In a paper published in Science this week, scientists have discussed their observations of the black hole part of the binary star system and microquasar V404 Cygni, which is nearly 8,000 light years away, in the Cygnus constellation.
The scientists have found that, contrary to popular belief and adding a new challenge to existing theories, the magnetic energy surrounding the black hole is some 4,000 times less than previously estimated.
Apart from helping scientists understand black holes better in general, this discovery will also contribute to solving some long-standing puzzles – such as the reasons for the existence of jets of particles travelling at high speeds close to that of light that shoot out of some black holes.
V404 Cygni
V404 Cygni is a very interesting star system. Located in the Cygnus constellation, it is actually a binary object – a pair made up of a moderate-sized black hole having about 9-10 times the mass of our sun and a companion star, which is large and with mass slightly less than the sun.
The two objects revolve around each other and the black hole, because of its enormous gravity drags in the mass from its neighbour. The dragged mass accretes in the form of a disc around the black hole. The pull of the black hole also accelerates the mass, and the accelerated charged particles in the mass start radiating energy.

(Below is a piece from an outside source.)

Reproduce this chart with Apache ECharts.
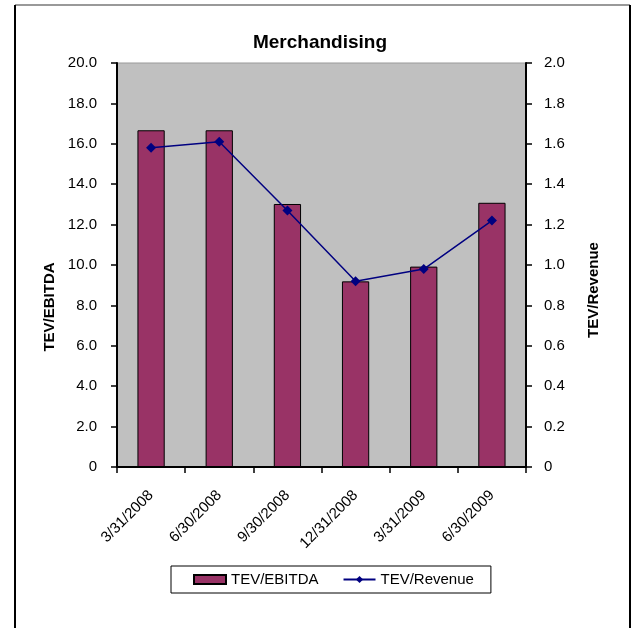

The V in V404 Cygni stands for “variable.” This is because, when observed from the earth, the star system appears to glow and fade. The star also produces outbursts of energy and the last time this happened was in 2015.
The authors of the paper include scientists from several countries who have observed V404 Cygni through infra-red, optical, x-ray and radio telescopes. The lead authors are from University of Florida, U.S.